First things first. Retiring Channel Seven commentator Dennis Cometti will not, as everyone is writing, hang up his microphone at the end of the season. You don't hang microphones up. Where would you even hang one? It's probably not even his microphone to hang anyway. Who apart from bad buskers has a personal microphone?
Microphone minutiae aside, this is a sad day. Or it's seven-and-a-half months before a sad day. That day will come on October 1, Grand Final Day, when the much-loved commentator quits.
Cometti is like no other. He's adored for his incredibly clever off-the-cuff quips. This one was the best. One day, back in the day, Western Bulldogs scrapper Tony Liberatore went into a pack of players and came out rubbing an eye.
"He entered the pack optimistically and emerged misty optically," Cometti deadpanned in that very Cometti way.
Can you believe how clever that was? Many commentators script their signature lines days or weeks in advance. Race caller Greg Miles had a whole year to think about what he might say as the field crossed the line if Makybe Diva won a third straight Melbourne Cup in 2005. He said "And a champion becomes a legend," which was appropriate but hardly brilliant.

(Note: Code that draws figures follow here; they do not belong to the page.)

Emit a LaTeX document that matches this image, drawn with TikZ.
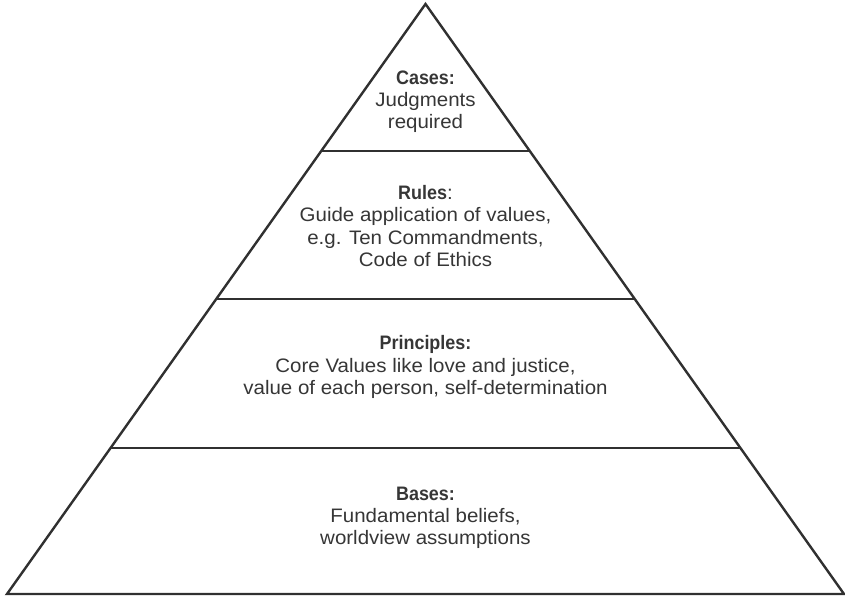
\documentclass[tikz,border=0pt]{standalone}
\usepackage{fontspec}
\setmainfont[FakeStretch=1.05]{Liberation Sans}
\newfontfamily\hdfont[FakeStretch=0.92]{Liberation Sans Bold}
\usetikzlibrary{calc}
\definecolor{ink}{HTML}{303030}
\definecolor{txt}{HTML}{363636}
\newcommand{\hd}[1]{{\hdfont #1}}
\tikzset{
  edge/.style={draw=ink, line width=2.4pt, line join=miter},
  label/.style={align=center, text=txt, font=\fontsize{19.5}{22.2}\selectfont, inner sep=0pt},
}
\begin{document}
\begin{tikzpicture}[x=1pt,y=-1pt]
\useasboundingbox (0,0) rectangle (845,597);
\coordinate (apex) at (425.5,4);
\coordinate (bl) at (7,594);
\coordinate (br) at (844,594);
\draw[edge] (apex) -- (br) -- (bl) -- cycle;
% horizontal dividers (fractions of the height from the apex)
\coordinate (la) at ($(apex)!0.24915!(bl)$);
\coordinate (ra) at ($(apex)!0.24915!(br)$);
\coordinate (lb) at ($(apex)!0.49999!(bl)$);
\coordinate (rb) at ($(apex)!0.49999!(br)$);
\coordinate (lc) at ($(apex)!0.75254!(bl)$);
\coordinate (rc) at ($(apex)!0.75254!(br)$);
\draw[edge] (la) -- (ra);
\draw[edge] (lb) -- (rb);
\draw[edge] (lc) -- (rc);
\node[label] (cases) at (425.5,102) {\hd{Cases:}\\Judgments\\required};
\node[label] (rules) at (425.5,226) {\hd{Rules}:\\Guide application of values,\\e.g. Ten Commandments,\\Code of Ethics};
\node[label] (principles) at (425.5,367) {\hd{Principles:}\\Core Values like love and justice,\\value of each person, self-determination};
\node[label] (bases) at (425.5,518) {\hd{Bases:}\\Fundamental beliefs,\\worldview assumptions};
\end{tikzpicture}
\end{document}
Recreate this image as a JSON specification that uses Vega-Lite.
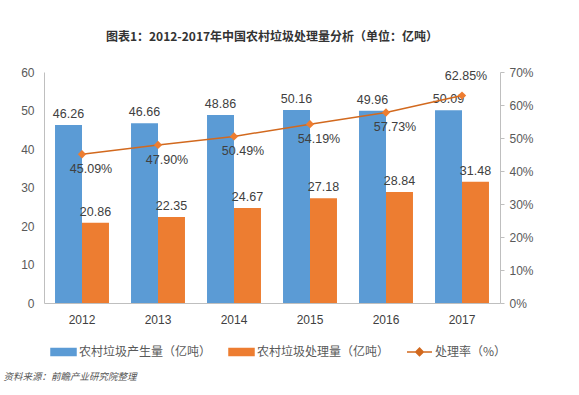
{
  "$schema": "https://vega.github.io/schema/vega-lite/v6.json",
  "autosize": "none",
  "width": 456,
  "height": 231,
  "padding": {"left": 44, "top": 72, "right": 79, "bottom": 92},
  "background": "#ffffff",
  "title": {
    "text": "图表1：2012-2017年中国农村垃圾处理量分析（单位：亿吨）",
    "font": "Noto Sans CJK SC",
    "fontSize": 12,
    "fontWeight": "bold",
    "color": "#333333",
    "offset": 22
  },
  "config": {
    "view": {"stroke": null},
    "font": "Noto Sans CJK SC"
  },
  "datasets": {
    "bars": [
      {"year": "2012", "series": "农村垃圾产生量（亿吨）", "value": 46.26},
      {"year": "2012", "series": "农村垃圾处理量（亿吨）", "value": 20.86},
      {"year": "2013", "series": "农村垃圾产生量（亿吨）", "value": 46.66},
      {"year": "2013", "series": "农村垃圾处理量（亿吨）", "value": 22.35},
      {"year": "2014", "series": "农村垃圾产生量（亿吨）", "value": 48.86},
      {"year": "2014", "series": "农村垃圾处理量（亿吨）", "value": 24.67},
      {"year": "2015", "series": "农村垃圾产生量（亿吨）", "value": 50.16},
      {"year": "2015", "series": "农村垃圾处理量（亿吨）", "value": 27.18},
      {"year": "2016", "series": "农村垃圾产生量（亿吨）", "value": 49.96},
      {"year": "2016", "series": "农村垃圾处理量（亿吨）", "value": 28.84},
      {"year": "2017", "series": "农村垃圾产生量（亿吨）", "value": 50.09},
      {"year": "2017", "series": "农村垃圾处理量（亿吨）", "value": 31.48}
    ],
    "rate": [
      {"year": "2012", "rate": 0.4509},
      {"year": "2013", "rate": 0.4790},
      {"year": "2014", "rate": 0.5049},
      {"year": "2015", "rate": 0.5419},
      {"year": "2016", "rate": 0.5773},
      {"year": "2017", "rate": 0.6285}
    ]
  },
  "encoding": {
    "x": {
      "field": "year",
      "type": "nominal",
      "scale": {"paddingInner": 0.29, "paddingOuter": 0.145},
      "axis": {
        "title": "资料来源：前瞻产业研究院整理",
        "titleFont": "Noto Sans CJK SC",
        "titleFontSize": 9.5,
        "titleFontStyle": "italic",
        "titleFontWeight": "normal",
        "titleColor": "#555555",
        "titleX": -41,
        "titleY": 73,
        "titleAlign": "left",
        "titleBaseline": "middle",
        "labelAngle": 0,
        "labelFont": "Liberation Sans",
        "labelFontSize": 12,
        "labelColor": "#404040",
        "labelPadding": 11,
        "ticks": false,
        "domainColor": "#bfbfbf",
        "grid": false
      }
    }
  },
  "layer": [
    {
      "data": {"name": "bars"},
      "encoding": {
        "xOffset": {"field": "series", "type": "nominal", "sort": ["农村垃圾产生量（亿吨）", "农村垃圾处理量（亿吨）"]},
        "y": {
          "field": "value",
          "type": "quantitative",
          "scale": {"domain": [0, 60], "nice": false},
          "axis": {
            "title": null,
            "values": [0, 10, 20, 30, 40, 50, 60],
            "grid": false,
            "ticks": false,
            "domainColor": "#bfbfbf",
            "labelFont": "Liberation Sans",
            "labelFontSize": 12,
            "labelColor": "#595959",
            "labelPadding": 10
          }
        }
      },
      "layer": [
        {
          "mark": {"type": "bar"},
          "encoding": {
            "color": {
              "field": "series",
              "type": "nominal",
              "scale": {
                "domain": ["农村垃圾产生量（亿吨）", "农村垃圾处理量（亿吨）", "处理率（%）"],
                "range": ["#5B9BD5", "#ED7D31", "#D2691E"]
              },
              "legend": {
                "title": null,
                "orient": "none",
                "direction": "horizontal",
                "legendX": 6,
                "legendY": 266,
                "symbolSize": 625,
                "labelFont": "Noto Sans CJK SC",
                "labelFontSize": 12,
                "labelColor": "#595959",
                "labelOffset": 2,
                "columnPadding": 14,
                "encode": {
                  "symbols": {
                    "update": {
                      "shape": {"signal": "datum.value === '处理率（%）' ? 'M-1,0L1,0M0,-0.3L0.3,0L0,0.3L-0.3,0Z' : 'M-1,-0.28L1,-0.28L1,0.28L-1,0.28Z'"},
                      "stroke": {"signal": "datum.value === '处理率（%）' ? '#D2691E' : 'transparent'"},
                      "fill": {"signal": "datum.value === '处理率（%）' ? '#ED7D31' : scale('color', datum.value)"},
                      "strokeWidth": {"value": 1.5},
                      "opacity": {"value": 1}
                    }
                  }
                }
              }
            }
          }
        },
        {
          "mark": {"type": "text", "baseline": "bottom", "dy": -4, "font": "Liberation Sans", "fontSize": 12.5, "color": "#404040"},
          "encoding": {
            "text": {"field": "value", "type": "quantitative", "format": ".2f"}
          }
        }
      ]
    },
    {
      "data": {"name": "rate"},
      "encoding": {
        "y": {
          "field": "rate",
          "type": "quantitative",
          "scale": {"domain": [0, 0.7], "nice": false},
          "axis": {
            "title": null,
            "orient": "right",
            "format": ".0%",
            "values": [0, 0.1, 0.2, 0.3, 0.4, 0.5, 0.6, 0.7],
            "grid": false,
            "ticks": true,
            "tickSize": 4,
            "tickColor": "#bfbfbf",
            "domainColor": "#bfbfbf",
            "labelFont": "Liberation Sans",
            "labelFontSize": 12,
            "labelColor": "#595959",
            "labelPadding": 5
          }
        }
      },
      "layer": [
        {
          "mark": {"type": "line", "color": "#D2691E", "strokeWidth": 1.5},
          "encoding": {"color": {"datum": "处理率（%）"}}
        },
        {
          "mark": {"type": "point", "shape": "diamond", "filled": true, "size": 70, "opacity": 1, "color": "#ED7D31"},
          "encoding": {}
        },
        {
          "transform": [{"filter": "datum.year !== '2017'"}],
          "mark": {"type": "text", "baseline": "middle", "dx": 9, "dy": 15, "font": "Liberation Sans", "fontSize": 12.5, "color": "#404040"},
          "encoding": {"text": {"field": "rate", "type": "quantitative", "format": ".2%"}}
        },
        {
          "transform": [{"filter": "datum.year === '2017'"}],
          "mark": {"type": "text", "baseline": "middle", "dx": 4, "dy": -20, "font": "Liberation Sans", "fontSize": 12.5, "color": "#404040"},
          "encoding": {"text": {"field": "rate", "type": "quantitative", "format": ".2%"}}
        }
      ]
    }
  ],
  "resolve": {"scale": {"y": "independent"}}
}
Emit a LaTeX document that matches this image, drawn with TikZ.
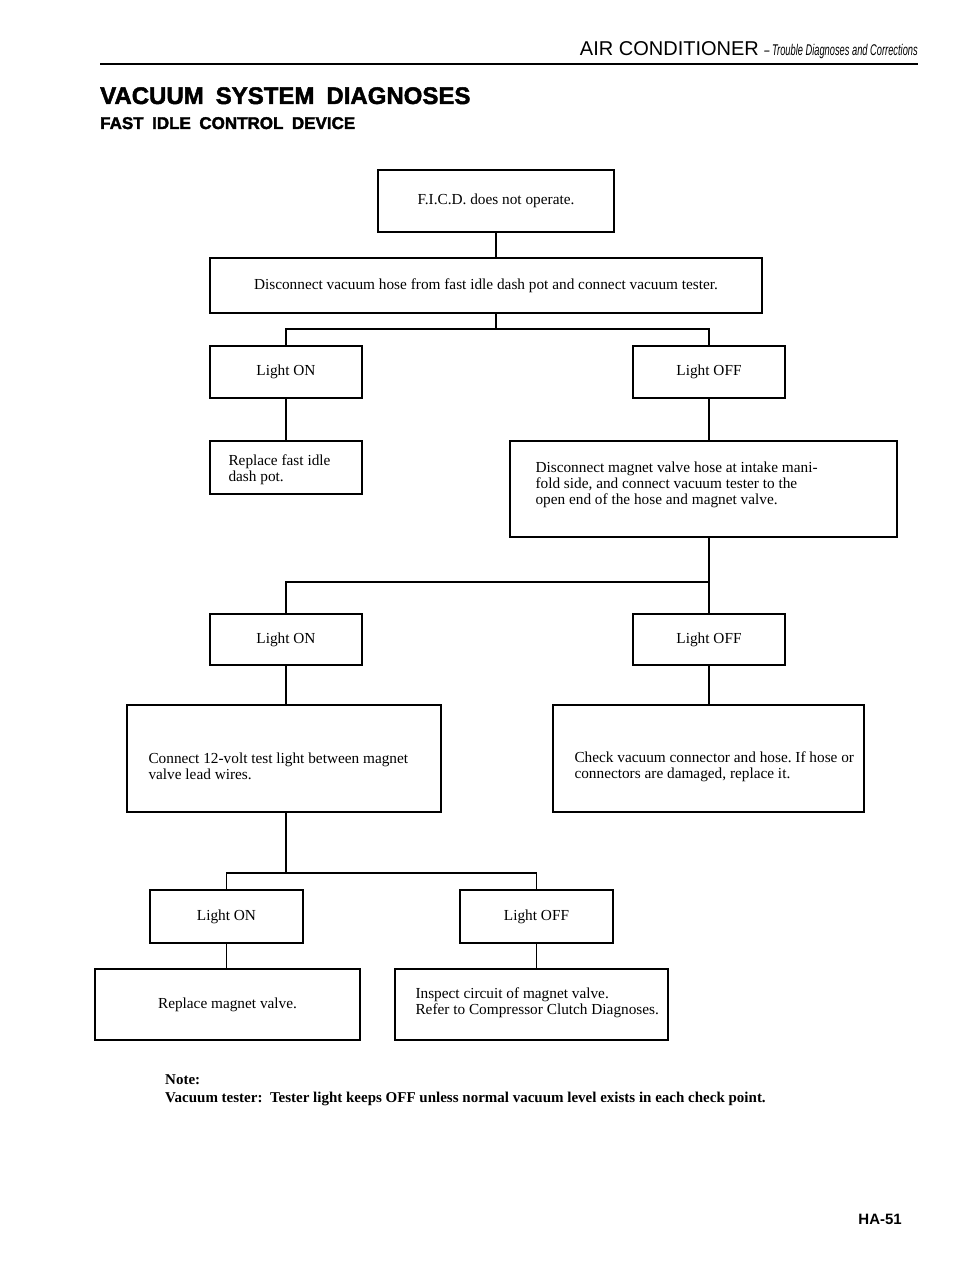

But Cometti was priceless. The stuff he came up with on the spur of the moment was mind-boggling. Here are some of his other classics:
“Metropolis, kicking to the city end.”
A simple joke about former West Coast and Fremantle player Daniel Metropolis. But still, what other commentator would have made it?
“How’s that, a two Carr collision, both with the same rego!”
Cometti delivered this beauty when Port Adelaide player Josh Carr bumped his brother Matthew Carr, who was playing for Fremantle. Both players wore number nine.
“Ling’s running off the ground a little bit gingerly.”
Which was of course a gentle jab at the hair colour of the former Geelong player turned football broadcaster.
There are more. There are so many more. But there was more to Cometti than just clever quips. He excelled at banter, like this memorable series of comments about Barack Obama's incredibly poor ten-pin bowling form.
But more than anything, it has always been a pleasure to listen to Cometti call straight. That's what he does 99 percent of the time. And he does it better than anyone. Cometti doesn't over-dramatise things like some. Nor is he ever he boring. His tone, to use one of his trademark Cometti-isms, is "centimetre perfect".
This reporter grew up watching AFL on the TV in the early '80s when the commentary duo of Peter Landy and Lou Richards was in its heyday. Landy was the straight guy, Richards the clown. Together they were poetry. The genius of Dennis Cometti is that he was both characters wrapped in one and could swing between personas as the occasion demanded.
Cometti lives in Perth. He calls Eagles and Dockers matches there, but also flies more or less weekly to the eastern states in football season. The travel has now become too much. He reckons he has spent six of his 66 years in hotel rooms.
Many people hope Cometti continues to keep calling Perth matches when he retires. But for now it seems he's done, a decision which leaves many fans feeling more than a little misty, optically.